By Helen Hill for MGHPCC News
The MGHPCC Supercloud, operated by MIT Lincoln Laboratory Supercomputing Center (LLSC) is a facility intended to be of particular use to people who need to transition from their desktop workstation to a high performance computing cluster in order to solve larger or more complex problems, but do not have the time to gain in-depth specialized knowledge about parallelizing application software, running batch jobs, optimizing startup times for large collections of simultaneous jobs, and other details that end users must otherwise master in a Linux cluster environment.
Managed by MIT, but as a separate enterprise dealing with security-related (classified) research, Lincoln Laboratory began as a center for radar and early warning system research and has a long history of advanced technologies in sensors (signals intelligence, image recognition, etc) and associated computing. Today the Laboratory (now the largest US Department of Defense federally funded research and development center) is home to numerous unclassified open research activities, for example, development of the imaging devices and lenses for TESS or LIDAR-based tools now providing FEMA with automated post-disaster operational damage analysis.
The MGHPCC Supercloud project grew out of a desire to strengthen collaboration between Lincoln Laboratory and regional partners in the MGHPCC Consortium (BU, Harvard, MIT, Northeastern, and UMass). LLSC having already demonstrated its success in providing a similar cloud service to Lincoln Laboratory researchers, opened the doors to provide its service to members of the MGHPCC consortium.
The Supercloud supports most of the desktop computing environments that are commonly used in the research and engineering community today, including Matlab, R Studio, Jupyter Notebooks, and Machine Learning frameworks such as Tensorflow, Caffe, and Theano.
“If there’s something a user needs and we don’t already have it or something equivalent to it we will work with the user to help them get set up with what they need,” says Lauren Milechin, who is in charge of new-user liaison.

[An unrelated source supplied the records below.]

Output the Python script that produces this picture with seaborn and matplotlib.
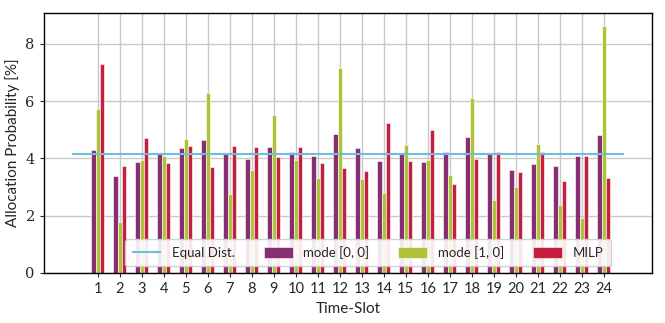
import matplotlib
matplotlib.use("Agg")
import matplotlib.pyplot as plt
import seaborn as sns
import pandas as pd

# time slots 1..24
slots = list(range(1, 25))
mode_00 = [4.31, 3.38, 3.86, 4.14, 4.36, 4.65, 4.14, 3.97, 4.40, 4.24, 4.09, 4.84,
           4.36, 3.91, 4.14, 3.87, 4.21, 4.73, 4.14, 3.58, 3.80, 3.73, 4.07, 4.81]
mode_10 = [5.71, 1.78, 3.94, 4.09, 4.66, 6.27, 2.74, 3.60, 5.51, 3.95, 3.30, 7.16,
           3.27, 2.79, 4.47, 3.94, 3.43, 6.12, 2.53, 3.01, 4.51, 2.37, 1.92, 8.63]
milp = [7.31, 3.72, 4.70, 3.84, 4.43, 3.69, 4.43, 4.40, 4.06, 4.40, 3.84, 3.65,
        3.57, 5.22, 3.91, 5.00, 3.10, 3.98, 4.21, 3.53, 4.21, 3.20, 4.07, 3.31]
equal_dist = 100 / 24
series_names = ["mode [0, 0]", "mode [1, 0]", "MILP"]
colors = ["#882E72", "#AEC33A", "#C61E3F"]

df = pd.DataFrame({
    "slot": slots * 3,
    "value": mode_00 + mode_10 + milp,
    "series": [n for n in series_names for _ in slots],
})

sns.set_style("white")
plt.rcParams["font.family"] = ["Lato", "DejaVu Sans"]

fig, ax = plt.subplots(figsize=(6.65, 3.23), dpi=100)
fig.subplots_adjust(left=0.066, right=0.980, top=0.960, bottom=0.155)

sns.barplot(data=df, x="slot", y="value", hue="series", palette=colors,
            width=0.6, saturation=1, edgecolor="white", linewidth=0.4, ax=ax)
ax.hlines(equal_dist, -1.18, 23.9, color="#6BBFDD", linewidth=1.5, label="Equal Dist.")

# grid after barplot (seaborn switches off the x grid)
ax.set_axisbelow(True)
ax.grid(True, axis="both", color="#c8c8c8", linewidth=1.0)

ax.set_xlim(-2.45, 25.18)
ax.set_ylim(0, 9.08)
ax.set_yticks([0, 2, 4, 6, 8])
for lab in ax.get_yticklabels():
    lab.set_family("DejaVu Serif")
ax.tick_params(axis="both", labelsize=10.5, length=3, direction="out", left=True, bottom=True)
ax.set_xlabel("Time-Slot", fontsize=11)
ax.set_ylabel("Allocation Probability [%]", fontsize=11)
for s in ax.spines.values():
    s.set_color("black")
    s.set_linewidth(1.0)

h, l = ax.get_legend_handles_labels()
order = [l.index("Equal Dist.")] + [l.index(n) for n in series_names]
ax.legend([h[i] for i in order], [l[i] for i in order], ncol=4, loc="lower center",
          bbox_to_anchor=(0.533, 0.0), fontsize=9.5, handlelength=2.2, handleheight=0.85,
          columnspacing=2.2, borderpad=0.55, framealpha=0.9, fancybox=True,
          edgecolor="#cccccc")

fig.savefig("out.png", dpi=100)
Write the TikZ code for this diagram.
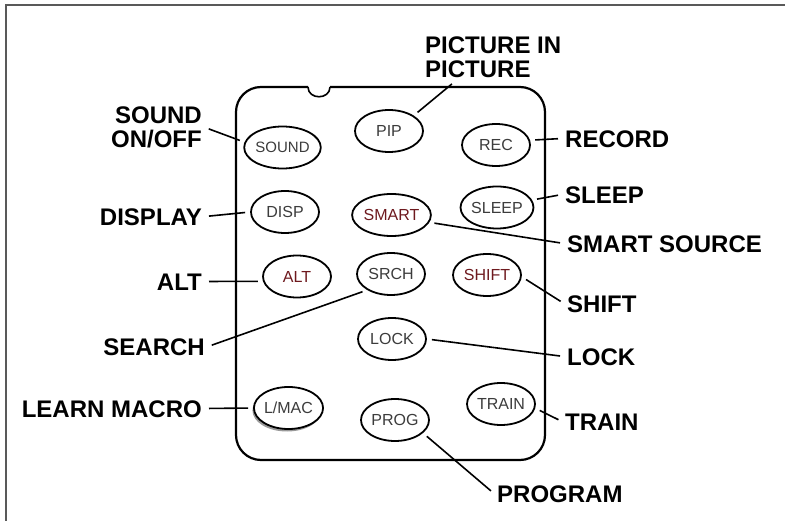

In particular, the MGHPCC Supercloud provides a software platform which allows users to launch large-scale interactive compute jobs from their desktop, as well as facilitating ready sharing of large volumes of project data. The Supercloud experience enables reference datasets to be pre-positioned in databases, while also providing access to software modules and training to reduce user ramp-up time, all within a responsive, interactive supercomputing environment.
Simple line commands allow users to tailor hardware selection (ie from a single processor core to a whole node), using LLMapReduce (an implementation of native MapReduce), carry out language agnostic parallel data analysis or run Parallel Matlab. Users are also able to couple Supercloud resources with web-based interactive development environments like the popular Jupyter Notebook, or manage dynamic databases from a simple GUI.
“While you can run traditional big MPI Fortran code on the MGHPCC Supercloud, our really big success has been our ability to get really large numbers of people with little if any prior parallel computing background effectively working on these systems in very short order,” says Jeremy Kepner, a Lincoln Laboratory Fellow and Founding Head of the LLSC.
High-performance data analysis (HPDA) requires high-level programming environments but also rapid interaction and fast turnaround. By optimizing every aspect of its HPDA system, the LLSC TX-Green system running on 32 000 cores (512 x 64-core Xeon nodes) with the same setup and software stack as the MGHPCC Supercloud has been demonstrated to be able to launch 260 000+ data analytics in just 40 seconds ie 6000+ launches per second, or a 1000x speed-up over standard approaches.
In another measure, some analytic applications are written uniquely for Microsoft Windows. Standard approaches based on Virtual Machines or Windows HPC can take hours to launch across thousands of cores. MGHPCC Supercloud launch system optimizations enable launch of 16 000 + Microsoft Windows environments (running WINE) on 16 000+ cores (256 x 64-core Xeon nodes) in just five minutes: ie 50+ launches per second or a 100x speed-up over standard approaches.